Early visitors to the Caribbean 500 years ago believed that the bared-teeth motif used in local arts and crafts was "an abominable expression, deformed and ferocious".

But it is now believed that what Europeans mistook to be frighteningly aggressive was actually depicting a smile.

Bridget Waller, of the University of Portsmouth's Department of Psychology, and Alice Samson, of Leiden University in the Netherlands, have analysed the artwork of the Taino culture of the Greater Antilles in the pre-Columbian Caribbean.

They found that in the 1400s, visitors believed the bared teeth expression carved on to wooden seats and shells used in bracelets and necklaces was anti-Christian.

But research of the culture of the Bahamas, Cuba and Hispaniola, published in the latest issue of Current Anthropology, has shown that the Europeans were unaware of the context of local art.

Dr Waller said the teams compared the images to the smiles used by social primates, such as rhesus monkeys and chimpanzees, and found that baring teeth can have a variety of meanings.

These include happiness, a sign of submission and uncertainty.

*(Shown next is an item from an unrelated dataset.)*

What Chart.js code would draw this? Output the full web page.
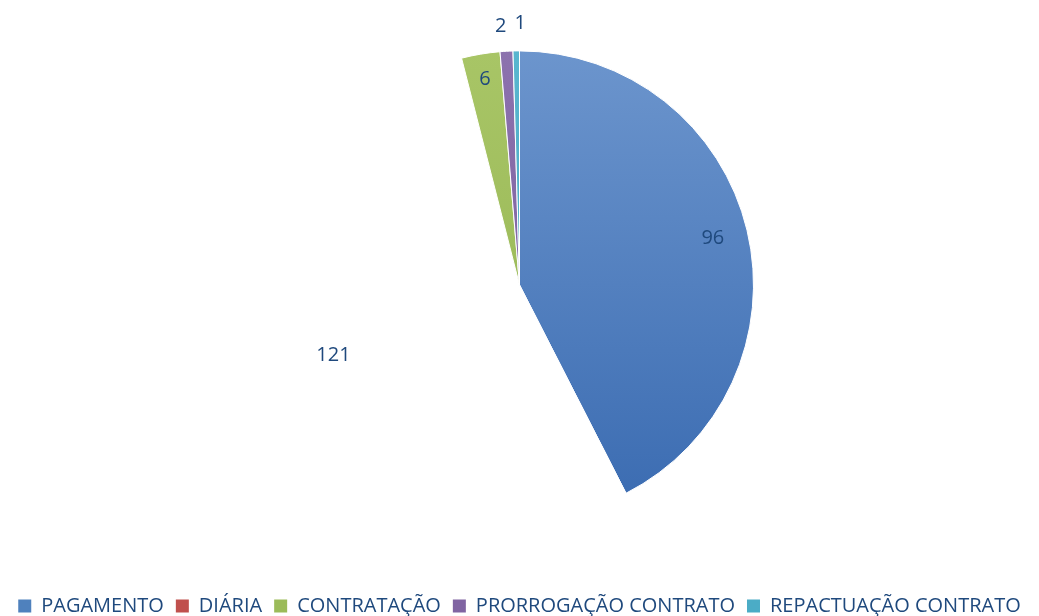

Dr Waller said: "The Taino used the bared-teeth motif as a signal of affiliation and benign intent. It was most likely their version of depicting a smile.

"Exposed and clenched teeth are not common features of aggression.

"Studies of facial expression in human and non-human primates have shown that the bared-teeth expression is used in social contexts as an unambiguous signal of non-aggression, affiliation and benign intent. "Regardless of the specific context, baring teeth is most probably about social bonding.

"Our understanding of the social function of the human smile has increased enormously in the light of comparative data from other primate species."

Dr Waller added that a bared teeth motif is actually a more accurate depiction of a smile than the caricatured upturned curve commonly used as shorthand for a smile.